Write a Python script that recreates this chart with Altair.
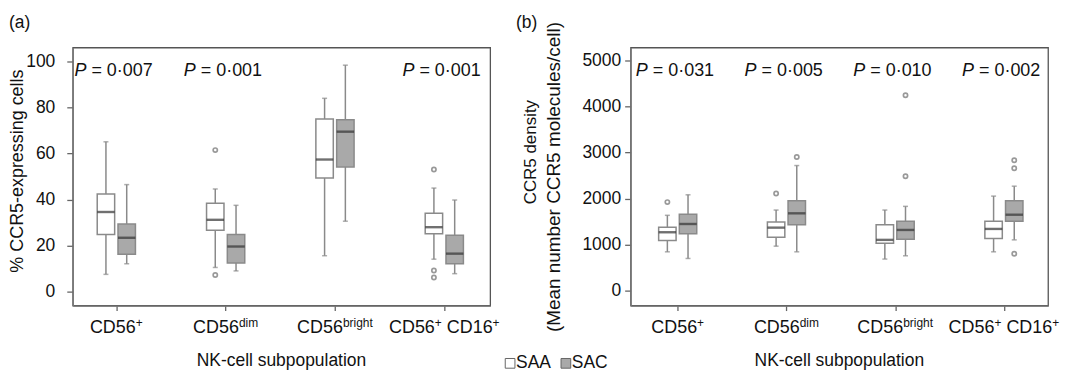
import re
import altair as alt
import pandas as pd

# ---------------- data ----------------
# "^" marks a superscript run in the category labels
cats = ["CD56^+", "CD56^dim", "CD56^bright", "CD56^+ CD16^+"]
groups = ["SAA", "SAC"]

# Panel (a): % CCR5-expressing cells
a_saa_low = [7.5, 10.5, 15.6, 14.1]
a_saa_q1 = [24.8, 26.7, 49.4, 25.1]
a_saa_med = [34.6, 31.2, 57.4, 28.0]
a_saa_q3 = [42.4, 38.4, 75.0, 34.1]
a_saa_high = [65.1, 44.6, 84.0, 45.0]
a_sac_low = [12.1, 9.0, 30.6, 7.8]
a_sac_q1 = [16.2, 12.4, 54.2, 12.1]
a_sac_med = [23.4, 19.6, 69.5, 16.5]
a_sac_q3 = [29.4, 24.8, 74.7, 24.5]
a_sac_high = [46.5, 37.5, 98.4, 39.8]
a_out_cat = [1, 1, 3, 3, 3]
a_out_group = ["SAA", "SAA", "SAA", "SAA", "SAA"]
a_out_val = [61.5, 7.2, 53.1, 9.2, 6.1]
a_pvals = ["0·007", "0·001", "", "0·001"]

# Panel (b): CCR5 density
b_saa_low = [847, 970, 690, 847]
b_saa_q1 = [1091, 1164, 1034, 1134]
b_saa_med = [1271, 1371, 1106, 1343]
b_saa_q3 = [1379, 1493, 1435, 1509]
b_saa_high = [1638, 1752, 1752, 2054]
b_sac_low = [703, 847, 761, 1106]
b_sac_q1 = [1241, 1435, 1121, 1509]
b_sac_med = [1450, 1681, 1321, 1651]
b_sac_q3 = [1659, 1953, 1509, 1953]
b_sac_high = [2082, 2716, 1832, 2269]
b_out_cat = [0, 1, 1, 2, 2, 3, 3, 3]
b_out_group = ["SAA", "SAA", "SAC", "SAC", "SAC", "SAC", "SAC", "SAC"]
b_out_val = [1924, 2112, 2901, 4237, 2485, 2830, 2657, 804]
b_pvals = ["0·031", "0·005", "0·010", "0·002"]

# ---------------- helpers ----------------
DODGE = 0.095
BOXW = 17.5
FONT = "Liberation Sans"
GREY = "#8a8a8a"
W, H = 419, 259
BASE_FS, SUP_FS = 18, 12
# Arial / Liberation Sans advance widths (em)
ADV = {"C": .722, "D": .722, "0": .556, "1": .556, "5": .556, "6": .556, " ": .278,
       "+": .584, "d": .556, "i": .222, "m": .833, "b": .556, "r": .333, "g": .556,
       "h": .556, "t": .278}


def text_w(s, fs):
    return sum(ADV.get(c, .556) for c in s) * fs


def box_frame(saa, sac):
    rows = []
    for g, stats in zip(groups, [saa, sac]):
        low, q1, med, q3, high = stats
        for i in range(len(cats)):
            rows.append({"ci": i, "group": g, "low": low[i], "q1": q1[i],
                         "med": med[i], "q3": q3[i], "high": high[i]})
    df = pd.DataFrame(rows)
    df["xpos"] = df["ci"] + df["group"].map({groups[0]: -DODGE, groups[1]: DODGE})
    return df


def out_frame(cat, grp, val):
    df = pd.DataFrame({"ci": cat, "group": grp, "val": val})
    df["xpos"] = df["ci"] + df["group"].map({groups[0]: -DODGE, groups[1]: DODGE})
    return df


def panel(boxes, outs, pvals, xdom, ydom, yticks, ylabpad, ytitles, extra=None):
    xax = alt.Axis(values=[0, 1, 2, 3], labels=False, title=None, grid=False, tickSize=5)
    yax = alt.Axis(values=yticks, title=None, grid=False, tickSize=6, format="d",
                   labelPadding=ylabpad, labelFontSize=17.5)

    def X(f):
        return alt.X(f"{f}:Q", scale=alt.Scale(domain=xdom, nice=False, zero=False), axis=xax)

    def Y(f):
        return alt.Y(f"{f}:Q", scale=alt.Scale(domain=ydom, nice=False, zero=False), axis=yax)

    fill = alt.Fill("group:N", scale=alt.Scale(domain=groups, range=["#ffffff", "#a9a9a9"]), legend=None)
    base = alt.Chart(boxes)
    w_lo = base.mark_rule(color=GREY, strokeWidth=1.5).encode(x=X("xpos"), y=Y("low"), y2="q1")
    w_hi = base.mark_rule(color=GREY, strokeWidth=1.5).encode(x=X("xpos"), y=Y("q3"), y2="high")
    cap_lo = base.mark_tick(orient="horizontal", size=5, thickness=1.5, color=GREY).encode(x=X("xpos"), y=Y("low"))
    cap_hi = base.mark_tick(orient="horizontal", size=5, thickness=1.5, color=GREY).encode(x=X("xpos"), y=Y("high"))
    box = base.mark_bar(size=BOXW, stroke=GREY, strokeWidth=1.5).encode(x=X("xpos"), y=Y("q1"), y2="q3", fill=fill)
    med = base.mark_tick(orient="horizontal", size=BOXW, thickness=2.4, color="#333333").encode(x=X("xpos"), y=Y("med"))
    pts = alt.Chart(outs).mark_point(shape="circle", size=18, filled=False, color="#6f6f6f",
                                     strokeWidth=1.7).encode(x=X("xpos"), y=Y("val"))
    pdf = pd.DataFrame({"ci": list(range(len(cats))), "p": pvals})
    pbase = alt.Chart(pdf).transform_filter("datum.p != ''")
    p_it = pbase.mark_text(font=FONT, fontSize=18, fontStyle="italic", align="left", baseline="middle",
                           dx=-42, color="#111").encode(x=X("ci"), y=alt.value(24), text=alt.value("P"))
    p_tx = pbase.transform_calculate(lab="'= ' + datum.p").mark_text(
        font=FONT, fontSize=18, align="left", baseline="middle", dx=-25, color="#111"
    ).encode(x=X("ci"), y=alt.value(24), text="lab:N")

    # category labels with real superscripts
    lab_layers = []
    for i, lab in enumerate(cats):
        segs = re.split(r"\^(\S+)", lab)
        sizes = [BASE_FS if k % 2 == 0 else SUP_FS for k in range(len(segs))]
        total = sum(text_w(s, fs) for s, fs in zip(segs, sizes))
        off = -total / 2
        for k, (s, fs) in enumerate(zip(segs, sizes)):
            lead = len(s) - len(s.lstrip(" "))
            off += text_w(" " * lead, fs)
            core = s.strip(" ")
            if core:
                lab_layers.append(
                    alt.Chart(pd.DataFrame({"ci": [i], "t": [core]})).mark_text(
                        font=FONT, fontSize=fs, align="left", baseline="alphabetic",
                        dx=off, color="#111"
                    ).encode(x=X("ci"), y=alt.value(H + (28 if k % 2 == 0 else 22)), text="t:N")
                )
            off += text_w(s.lstrip(" "), fs)
    xtitle = alt.Chart(pd.DataFrame({"t": ["NK-cell subpopulation"]})).mark_text(
        font=FONT, fontSize=17.5, align="center", baseline="middle", color="#111"
    ).encode(x=alt.value(W / 2), y=alt.value(H + 56), text="t:N")

    layers = [w_lo, w_hi, cap_lo, cap_hi, box, med, pts, p_it, p_tx] + lab_layers + [xtitle] + ytitles + (extra or [])
    return alt.layer(*layers).properties(width=W, height=H)


def vtext(txt, x, y, size=17):
    return alt.Chart(pd.DataFrame({"t": [txt]})).mark_text(
        font=FONT, fontSize=size, angle=270, align="center", baseline="middle", color="#111"
    ).encode(x=alt.value(x), y=alt.value(y), text="t:N")


def htext(txt, x, y, size=17, align="left"):
    return alt.Chart(pd.DataFrame({"t": [txt]})).mark_text(
        font=FONT, fontSize=size, align=align, baseline="middle", color="#111"
    ).encode(x=alt.value(x), y=alt.value(y), text="t:N")


leg_df = pd.DataFrame({"group": groups})
legend_layers = []
for g, sx, fillc in zip(groups, [439, 495], ["#ffffff", "#a9a9a9"]):
    d = alt.Chart(leg_df).transform_filter(alt.datum.group == g)
    legend_layers.append(d.mark_point(shape="square", size=95, filled=True, fill=fillc, stroke="#666",
                                      strokeWidth=1, opacity=1).encode(x=alt.value(sx), y=alt.value(317)))
    legend_layers.append(d.mark_text(font=FONT, fontSize=17.5, align="left", baseline="middle", color="#111")
                         .encode(x=alt.value(sx + 6), y=alt.value(317), text="group:N"))

pa = panel(
    box_frame([a_saa_low, a_saa_q1, a_saa_med, a_saa_q3, a_saa_high],
              [a_sac_low, a_sac_q1, a_sac_med, a_sac_q3, a_sac_high]),
    out_frame(a_out_cat, a_out_group, a_out_val), a_pvals,
    [-0.353, 3.374], [-6.06, 106.06], [0, 20, 40, 60, 80, 100], 12,
    [vtext("% CCR5-expressing cells", -55, 124, 18), htext("(a)", -64, -25, 17.5)],
    legend_layers,
)

pb = panel(
    box_frame([b_saa_low, b_saa_q1, b_saa_med, b_saa_q3, b_saa_high],
              [b_sac_low, b_sac_q1, b_sac_med, b_sac_q3, b_sac_high]),
    out_frame(b_out_cat, b_out_group, b_out_val), b_pvals,
    [-0.387, 3.36], [-317, 5272], [0, 1000, 2000, 3000, 4000, 5000], 4,
    [vtext("CCR5 density", -100, 105, 17),
     vtext("(Mean number CCR5 molecules/cell)", -77, 130, 19),
     htext("(b)", -115, -25, 17.5)],
)

chart = alt.hconcat(pa, pb, spacing=141, bounds="flush").properties(
    padding={"left": 0, "top": 4, "right": 0, "bottom": 0}
).configure_view(stroke="#555", strokeWidth=1.3).configure_axis(
    domainColor="#777", domainWidth=1.3, tickColor="#666", tickWidth=1.3,
    labelColor="#111", titleColor="#111", labelFont=FONT, titleFont=FONT, titleFontWeight="normal"
)

chart.save("out.html", embed_options={"renderer": "svg", "actions": False})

Problem details:
Lines of the material that contain the word "with" are to be gathered.

Complete response:
Write a Python script that recreates this chart with Altair.
    # category labels with real superscripts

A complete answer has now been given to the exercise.